Mo asks Shawn Blanc: How do we use margin to grow our book of business and get more opportunities?
- Shawn shares the parable of the good samaritan and how margin relates to opportunities.
- The ability to say no to certain opportunities is as important as the ability to say yes. When we are not clear around our priorities or have no margin within our schedule, it can be easy to say yes to everything and become overwhelmed. This puts strain on your work when truly great opportunities come your way.
- Margin can enable us to say yes to the most important stuff. It also helps us know when to say no to certain things so that we can show up with our greatest strength during times of opportunity.
- Evaluating opportunities is not binary, it’s an organic process. The first step is knowing your values and understanding how you work within your daily schedule. Does the opportunity align with what you care about? If it does, what are the most important things on your schedule, and do you have enough resources and time to say yes to the opportunity? Lastly, if it is important and time is tight, is there something you can give up on to take the opportunity on?
- Business development is probably one of the most important things you can do for your career, yet it’s one of the first areas the professionals let slide when time gets tough. Great rainmakers have a roadmap for what they are going to do in terms of business development.
- You have to be proactive with your time and have the clarity to know what the most important things are so they don’t get pushed aside.
- Shawn’s team works in eight-week cycles which have been transformative for his business. The first six weeks are focused work time for clearly defined projects and the following week is a buffer for review. The eighth week is time off for the entire team.
- This work cycle structure allows Shawn’s team to accomplish more in less time while also building in time to recover and celebrate what they have achieved.
Mo asks Shawn Blanc: How can we use margin and apply it to long-term relationships?
- Margin exists for relationships. We need to have breathing room in our time, in our money, and in our energy to be able to build relationships. Margin allows us to build and strengthen and grow long-term relationships as well as new ones.
- People often view the business of business development and sales as an impossible environment to build authentic relationships but it doesn’t have to be that way. You can build the relationship first and it can result in additional business, but if not that’s okay too.
- Margin is the foundation for being truly authentic in a relationship. Without it, you will find yourself in meetings because you need the business and it will come across in the conversation.
- Margin helps us with perspective and allows you to create relationships in the long term.
- Great business development is about creating a better future for other people. Your core expertise is how you impact people in a positive way and relationship-oriented business development is how you do that.
- In Shawn’s experience, providing a lot of value upfront and being clear about the nature of the relationship is what leads to long-term success. The idea of serving is paramount instead of converting each user to a customer immediately.
- Having confidence in your ability to help people is the key to turning them into a customer. The imposter syndrome is what prevents people from understanding the value they can actually add to their customer’s lives. Pulling people from one side of complexity to the other is immensely valuable.
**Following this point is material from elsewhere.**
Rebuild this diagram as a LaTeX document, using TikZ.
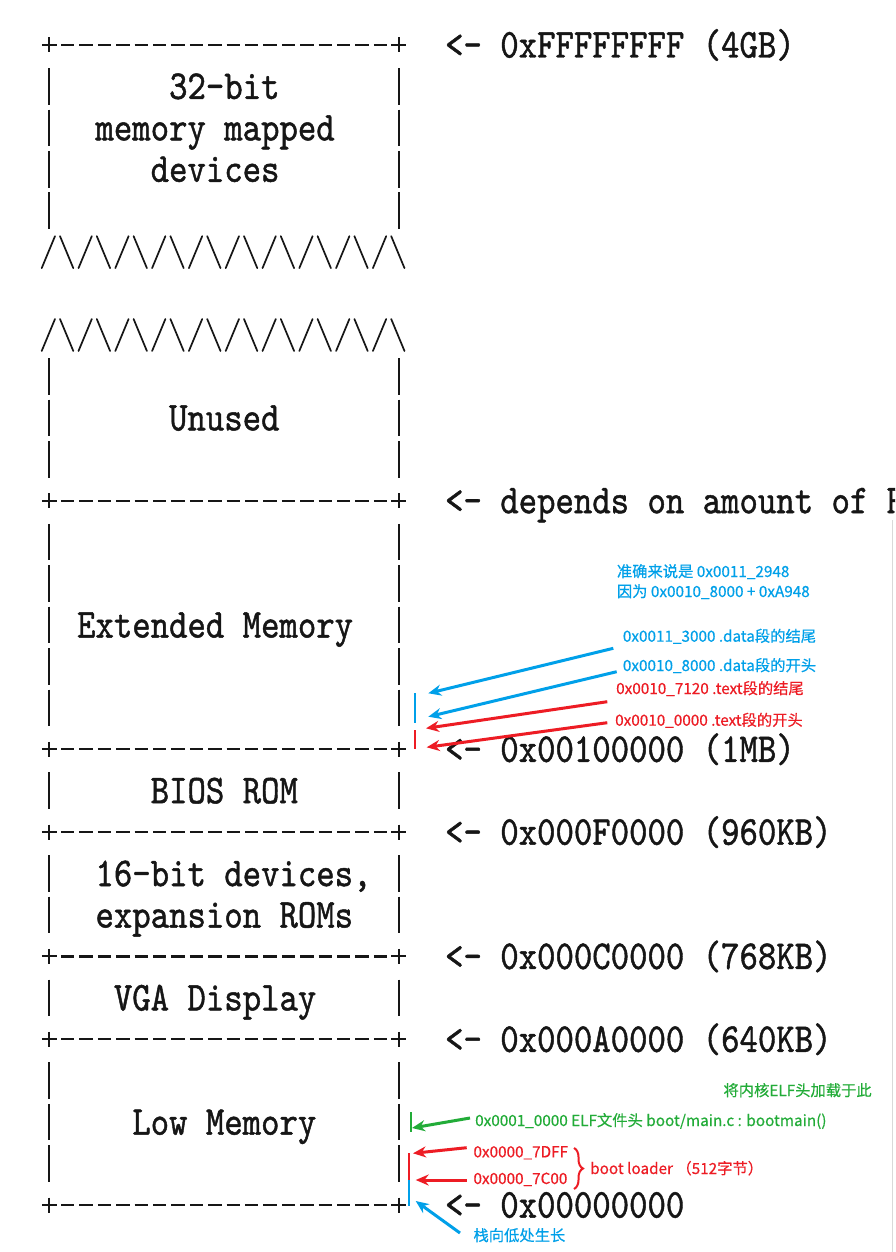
\documentclass[tikz,border=0pt]{standalone}
\usepackage{fontspec}
\usepackage{graphicx}
\newfontfamily\cjk{Noto Sans CJK SC}[FakeBold=0.5]
\newfontfamily\monoft{lmmono10-regular}[Extension=.otf, FakeBold=1.2]
\usetikzlibrary{arrows.meta,decorations.pathreplacing}
\definecolor{cblue}{RGB}{0,160,233}
\definecolor{cred}{RGB}{237,28,36}
\definecolor{cgreen}{RGB}{34,172,56}
\definecolor{ink}{RGB}{22,22,22}
\newcommand\rowy[1]{(45+41.43*(#1))}
\newcommand\colx[1]{(40.1+18.4*(#1))}
\newcommand\mt[1]{\scalebox{1}[1.17]{#1}}
\tikzset{
  asciiline/.style={draw=ink, line width=2.3pt},
  asciiplus/.style={draw=ink, line width=2pt},
  asciizig/.style={draw=ink, line width=1.7pt, line cap=round},
  mono/.style={inner sep=0pt, anchor=base west, text=ink, font=\fontsize{35.05}{40}\monoft},
  note/.style={inner sep=0pt, anchor=base west, font=\fontsize{15.3}{18}\cjk},
  markbar/.style={line width=2.6pt},
  arr/.style={line width=3pt, -{Stealth[length=13pt,width=11pt]}},
}
\begin{document}
\begin{tikzpicture}[x=1pt,y=-1pt]
\useasboundingbox (0,0) rectangle (895,1252);
\fill[white] (0,0) rectangle (895,1252);
\clip (0,0) rectangle (895,1252);

% faint screenshot edge
\draw[black!15, line width=0.8pt] (892.5,520) -- (892.5,1252);

% horizontal frame lines  +------------------+
\foreach \r in {0,11,17,19,22,24,28}{
  \draw[asciiline, dash pattern=on 13.4pt off 5pt]
    ({\colx{1}+2.5},{\rowy{\r}}) -- ({\colx{19}-2.5},{\rowy{\r}});
  \foreach \c in {0,19}{
    \draw[asciiplus] ({\colx{\c}+9.2-7.5},{\rowy{\r}}) -- ({\colx{\c}+9.2+7.5},{\rowy{\r}})
                     ({\colx{\c}+9.2},{\rowy{\r}-7.5}) -- ({\colx{\c}+9.2},{\rowy{\r}+7.5});
  }
}
% vertical bars |
\foreach \r in {1,2,3,4,8,9,10,12,13,14,15,16,18,20,21,23,25,26,27}{
  \foreach \c in {0,19}{
    \draw[asciiline] ({\colx{\c}+9.2},{\rowy{\r}-18.3}) -- ({\colx{\c}+9.2},{\rowy{\r}+18.3});
  }
}
% zigzags /\/\/\
\foreach \r in {5,7}{
  \foreach \k in {0,...,9}{
    \draw[asciizig] ({\colx{2*\k}+1.6},{\rowy{\r}+16}) -- ({\colx{2*\k}+14.9},{\rowy{\r}-16});
    \draw[asciizig] ({\colx{2*\k+1}+1.5},{\rowy{\r}-16}) -- ({\colx{2*\k+1}+14.8},{\rowy{\r}+16});
  }
}

% region labels
\node[mono] (l32a) at ({\colx{7}},{\rowy{1}+12.5}) {\mt{32-bit}};
\node[mono] (l32b) at ({\colx{3}},{\rowy{2}+12.5}) {\mt{memory mapped}};
\node[mono] (l32c) at ({\colx{6}},{\rowy{3}+12.5}) {\mt{devices}};
\node[mono] (lun) at ({\colx{7}},{\rowy{9}+12.5}) {\mt{Unused}};
\node[mono] (lext) at ({\colx{2}},{\rowy{14}+12.5}) {\mt{Extended Memory}};
\node[mono] (lbios) at ({\colx{6}},{\rowy{18}+12.5}) {\mt{BIOS ROM}};
\node[mono] (l16a) at ({\colx{3}},{\rowy{20}+12.5}) {\mt{16-bit devices,}};
\node[mono] (l16b) at ({\colx{3}},{\rowy{21}+12.5}) {\mt{expansion ROMs}};
\node[mono] (lvga) at ({\colx{4}},{\rowy{23}+12.5}) {\mt{VGA Display}};
\node[mono] (llow) at ({\colx{5}},{\rowy{26}+12.5}) {\mt{Low Memory}};

% address labels
\node[mono] (a4g) at ({\colx{22}},{\rowy{0}+12.5}) {\mt{<- 0xFFFFFFFF (4GB)}};
\node[mono] (aram) at ({\colx{22}},{\rowy{11}+12.5}) {\mt{<- depends on amount of RAM}};
\node[mono] (a1m) at ({\colx{22}},{\rowy{17}+12.5}) {\mt{<- 0x00100000 (1MB)}};
\node[mono] (a960) at ({\colx{22}},{\rowy{19}+12.5}) {\mt{<- 0x000F0000 (960KB)}};
\node[mono] (a768) at ({\colx{22}},{\rowy{22}+12.5}) {\mt{<- 0x000C0000 (768KB)}};
\node[mono] (a640) at ({\colx{22}},{\rowy{24}+12.5}) {\mt{<- 0x000A0000 (640KB)}};
\node[mono] (a0) at ({\colx{22}},{\rowy{28}+12.5}) {\mt{<- 0x00000000}};

% annotations, kernel area
\node[note, text=cblue] (n1) at (616.7,577) {准确来说是 0x0011\_2948};
\node[note, text=cblue] (n2) at (616.7,597) {因为 0x0010\_8000 + 0xA948};
\node[note, text=cblue] (n3) at (622.7,641.7) {0x0011\_3000 .data段的结尾};
\node[note, text=cblue] (n4) at (622.7,671) {0x0010\_8000 .data段的开头};
\node[note, text=cred] (n5) at (616,694) {0x0010\_7120 .text段的结尾};
\node[note, text=cred] (n6) at (615,725.7) {0x0010\_0000 .text段的开头};

\coordinate (dtop) at (415,693.3);
\coordinate (dbot) at (415,722.7);
\coordinate (ttop) at (415,730);
\coordinate (tbot) at (415,749.3);
\draw[markbar, cblue] (dtop) -- (dbot);
\draw[markbar, cred] (ttop) -- (tbot);

\coordinate (s1) at (613.3,648.3); \coordinate (e1) at (428.3,693.3);
\coordinate (s2) at (616.7,671.7); \coordinate (e2) at (428.3,716.7);
\coordinate (s3) at (607.3,701.7); \coordinate (e3) at (426,728.3);
\coordinate (s4) at (607.3,722.7); \coordinate (e4) at (426.7,747.3);
\draw[arr, cblue] (s1) -- (e1);
\draw[arr, cblue] (s2) -- (e2);
\draw[arr, cred] (s3) -- (e3);
\draw[arr, cred] (s4) -- (e4);

% annotations, low memory
\node[note, text=cgreen] (n7) at (723.3,1096) {将内核ELF头加载于此};
\node[note, text=cgreen] (n8) at (475,1126) {0x0001\_0000 ELF文件头 boot/main.c : bootmain()};
\node[note, text=cred] (n9) at (473.3,1157.3) {0x0000\_7DFF};
\node[note, text=cred] (n10) at (473.3,1184) {0x0000\_7C00};
\node[note, text=cred] (n11) at (590,1174) {boot loader （512字节）};
\node[note, text=cblue] (n12) at (473.3,1241) {栈向低处生长};

\coordinate (gtop) at (411,1112);
\coordinate (gbot) at (411,1132);
\coordinate (btop) at (409,1153);
\coordinate (bmid) at (409,1180);
\coordinate (bbot) at (409,1206);
\draw[markbar, cgreen] (gtop) -- (gbot);
\draw[markbar, cred] (btop) -- (bmid);
\draw[markbar, cblue] (bmid) -- (bbot);

\coordinate (s5) at (470,1118); \coordinate (e5) at (412,1128);
\coordinate (s6) at (466.7,1147.7); \coordinate (e6) at (413,1153.3);
\coordinate (s7) at (466.7,1180); \coordinate (e7) at (415.7,1180);
\coordinate (s8) at (460,1233); \coordinate (e8) at (415.7,1201);
\draw[arr, cgreen] (s5) -- (e5);
\draw[arr, cred] (s6) -- (e6);
\draw[arr, cred] (s7) -- (e7);
\draw[arr, cblue] (s8) -- (e8);

\coordinate (br1) at (574,1148);
\coordinate (br2) at (574,1189);
\draw[cred, line width=2pt, decorate, decoration={brace, amplitude=9pt}] (br1) -- (br2);
\end{tikzpicture}
\end{document}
- For some people, you need to charge enough money just to get their attention. A big part of your pricing is who your target customer is, and what price you need to charge to deliver your best work. For Shawn, the number is high enough so that the client will take it as seriously as he will.
Mo asks Shawn Blanc: How do we apply margin to better manage ourselves and get more done?
- There are five components of a focused life. The final section is on margin and maintaining breathing room in your life, because that’s the make or break it for your life.
- Margin is the space between your load and your breaking point. Finances are the only area of your life that can be lived beyond your means, every other area has a hard limit.
- Having breathing room within your schedule, relationships, and emotions allows you to continue doing the things that matter the most to you.
- You hack your habits by giving yourself the healthy breathing room you need to sustain it without getting burned out.
- It sometimes feels impossible to create this margin in your life, but burnout is impossible to sustain as well. You can either recognize it and make the choice to create margin in your life, or your circumstances will make those choices for you.
- The two most dangerous years of your life are the year you are born and the year after you retire. We run our lives near the redline all the way to retirement which often results in an untimely demise when we abruptly stop.
- Where in your life are you redlining that you need some breathing room in? What can you do now to reduce your load in that area?
- Shawn has a simple process that he uses to assess the tasks in his life and figure out what can be eliminated to either reduce his load or increase his limits. If you don’t think you have time to start planning, the first thing you need to do is eliminate something from your schedule.
- If you’re already on the edge of burnout, it’s not the time to take on new things. When you have no flexibility in your schedule, you have no time for anyone.
Mo shares his insights from the habits of Shawn Blanc.
- You need to have a plan around business development. A great business developer has a roadmap and knows what they are focused on over time.
- Great rainmakers not only have an annual plan, but they also have it broken down into monthly, weekly, and daily tasks.
- When everything is mapped out, you can evaluate opportunities accurately against your plan and understand what is worth your time. Without the plan, you are probably just saying yes to everything that comes your way.
- Margin can be applied to the four areas of how we think. If you’re feeling stressed about your metrics, you need to expand your pipeline. If you feel stressed about deadlines, you need to pull back and create space to do your best work. If you don’t feel like you have any goodwill left in your relationships, you need to add margin by giving back. For strategy, you need to get down to three main focuses and measure against them.
- If you feel like you don’t have the time to make a plan, that’s the signal that you need a plan. Start with looking at what you can delegate or eliminate to free up time so you can come up with a plan and create margin in your strategy.
- If you don’t take the time to slow down and breathe, your body will force you to eventually.